Andreessen Horowitz Partner Reignites Carried Interest Debate With Call For Higher Taxes
John O'Farrell, a partner at venture capital firm Andreessen Horowitz, says he believes carried interest is essentially compensation for doing work, managing investments and generating returns; therefore, it should be treated as ordinary income.
“I’ve argued for more than 15 years that carried interest is a fee for service, and thus should be taxed as ordinary income. Many of you vociferously disagree (some sincerely, some selfishly). I agree,” the executive wrote on X.
A new report from The Budget Lab at Yale argues that the U.S. has been significantly underestimating how much tax revenue could be generated by closing the carried interest "loophole," which allows many private equity and venture capital managers to pay lower capital gains tax rates on compensation that critics say should be taxed as ordinary income.
IRS data and new academic research have now made it possible to better estimate the size of carried interest income.
"The results indicate that previous estimates did, in fact, substantially undercount how much revenue could be gained from reforming carried interest taxation," the report stated.
New Estimates Increase Projected Tax Revenue
The report re-estimates revenue from a carried interest proposal included in the Biden Administration's 2025 budget, noting that it would raise about $28.1 billion over 10 years, nearly triple older estimates of $10.7 billion.
In comparison, a recent reform proposal made by Sens. Ron Wyden, Sheldon Whitehouse and Angus King to introduce legislation to close the carried interest loophole raises $47.5 billion over 10 years. However, using the new estimates, the revenue now totals $87.7 billion over the same 10 year period.
While a broader proposal taxing all carried interest as ordinary income could raise more than $100 billion over a decade, with revenues continuing to grow substantially in later decades.
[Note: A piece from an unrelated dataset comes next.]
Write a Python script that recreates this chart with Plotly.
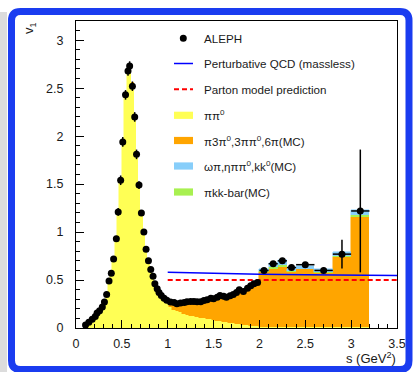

The report explains that carried interest is typically the roughly 20% share of investment profits paid to fund managers, in addition to an annual 2% management fee. Because those profits are often taxed as long-term capital gains instead of wages, fund managers can face lower tax rates than many salaried workers.
Better IRS Data Is Reshaping The Debate
Researchers say the newer estimates are possible because expanded electronic IRS filings now allow analysts to better trace partnership income and distinguish profits earned from labor versus invested capital.
A 2025 study by economist Michael Love found that estimated carried interest income grew from roughly $35 billion in 2011 to $89 billion by 2020.
"This is not a failure of methodology so much as a reflection of the underlying data gap, which could be addressed with additional information reporting," the report stated.
Requiring general partners or managing members to separately identify carried interest on Schedule K-1 tax forms would give policymakers and researchers a clearer way to measure how much carried interest income exists. That would improve the accuracy of revenue estimates for tax reforms, make it easier to evaluate policy changes, and could also boost tax compliance and government revenue, the report concluded.